One key to the success of the gradual reopening of Hawaii’s economy is child care. Working parents, including those looking for jobs, need to know their children are safe and constructively engaged, if our economy is to recover from this COVID-19 storm.
For years now, many parents in Hawaii have looked to afterschool and summer learning programs — not just to care for their children, but to make sure that their out-of-school-time hours are put to good use strengthening their academics; getting physical activity; and building teamwork, problem-solving and social-emotional skills that will help them thrive in the classroom and beyond, all under the watchful eye of caring adults.
Even during the pandemic, Hawaii’s afterschool programs have kept kids connected and learning. About half of programs have offered virtual services so students can keep learning from home, while about 10% have remained physically open, caring for the children of essential workers. In addition, many programs are providing food for families in need.
Newly available data from an annual statewide evaluation of afterschool programs supported by federal funding reminds us what a difference these programs make in kids’ lives. The evaluation focused on afterschool programs supported by grants from the Nita M. Lowey 21st Century Community Learning Centers (21CCLC) initiative, the main federal funding stream for afterschool and summer learning. Together such programs serve roughly 15,000 Hawaii youth.
The report finds that “Overall, the data collected indicate that students who participated in Hawaii’s 2018-19 21CCLC programs made significant gains in all of the areas measured.” Two of the more striking findings:
>> Better school attendance: Only 12.6% of regular participants (those participating 30 or more days) missed 15 or more days of school throughout the year, compared to 24% of nonparticipating students attending the same schools.
>> English and math gains. According to the data, 51.7% of regular participants achieved proficiency in English and 40.9% achieved proficiency in math, compared to 42.1% and 30.9% of nonparticipating students, respectively.
Afterschool and summer learning programs are all the more important as we restart our economy. As businesses across Hawaii reopen, more programs will need to reopen their doors, too, to ensure parents can go back to work. Even before the pandemic, 72% of Hawaii parents said afterschool programs helped them keep their jobs.
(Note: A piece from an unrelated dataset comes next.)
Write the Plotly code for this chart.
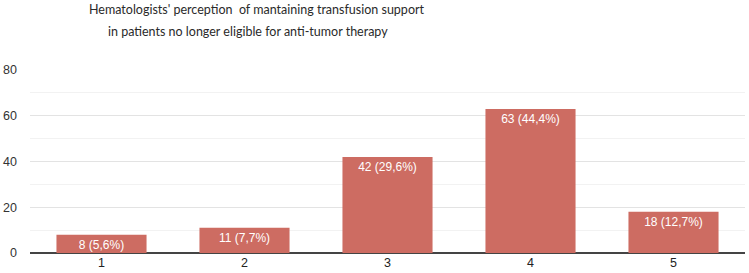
import plotly.graph_objects as go

categories = ["1", "2", "3", "4", "5"]
counts = [8, 11, 42, 63, 18]
labels = ["8 (5,6%)", "11 (7,7%)", "42 (29,6%)", "63 (44,4%)", "18 (12,7%)"]
y_ticks = [0, 20, 40, 60, 80]
title_lines = ["Hematologists' perception  of mantaining transfusion support",
               "in patients no longer eligible for anti-tumor therapy"]

fig = go.Figure()
fig.add_trace(go.Bar(
    x=categories, y=counts, text=labels,
    textposition="inside", insidetextanchor="end", constraintext="none",
    textfont=dict(color="white", size=12, family="Liberation Sans, Arial"),
    marker=dict(color="#cd6c62", line=dict(width=0)),
    width=0.63, hoverinfo="skip",
))

title_pos = [(0.3175, 1.33), (0.305, 1.21)]
annotations = [
    dict(text=t, xref="paper", yref="paper", x=px, y=py,
         xanchor="center", yanchor="middle", showarrow=False,
         font=dict(family="Lato", size=12.5, color="#2a2a2a"))
    for t, (px, py) in zip(title_lines, title_pos)
]

fig.update_layout(
    width=749, height=273,
    margin=dict(l=30, r=4, t=70, b=20, autoexpand=False),
    plot_bgcolor="white", paper_bgcolor="white",
    showlegend=False,
    font=dict(family="Liberation Sans, Arial", color="#333"),
    annotations=annotations,
)
fig.update_xaxes(
    showgrid=False, showline=False, ticks="", tickfont=dict(size=12.5, color="#222"),
    automargin=False,
)
fig.update_yaxes(
    range=[0, 80], tickvals=y_ticks, tickfont=dict(size=12.5, color="#333"),
    showgrid=True, gridcolor="#e3e3e3", gridwidth=1,
    minor=dict(dtick=10, showgrid=True, gridcolor="#f2f2f2"),
    zeroline=True, zerolinecolor="#444", zerolinewidth=1.5,
    ticklabelstandoff=12, automargin=False,
)
fig.write_html("out.html", config={"displayModeBar": False},
               post_script="document.body.style.margin='0';document.body.style.overflow='hidden';")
Moreover, learners will need even more robust support from afterschool and summer learning providers to re-engage, catch up and keep up. Learning gaps may have widened among our most vulnerable youth.
Research on summer learning loss shows that such gaps are exacerbated by time out of school and distance learning — a struggle for some learners, either because they can’t access the internet reliably, or simply because they’re not yet able to sit in front of a computer for long stretches.
As vital as afterschool and summer learning programs have been and will continue to be, a harsh reality is headed our way.
Many programs, here and across the nation, have been battered by funding shortfalls resulting from the pandemic. Our programs in Hawaii will need continued, even increased, support to make sure they can keep their doors open, so that every child who needs a program can have one. That’s a critical goal in the afterschool world — always has been, and will continue to be until we achieve it.
Policymakers will have difficult choices facing them as the recovery continues. We need them to know that afterschool and summer learning programs need and deserve their continued support.
Paula Adams is the executive director of the Hawaii Afterschool Alliance.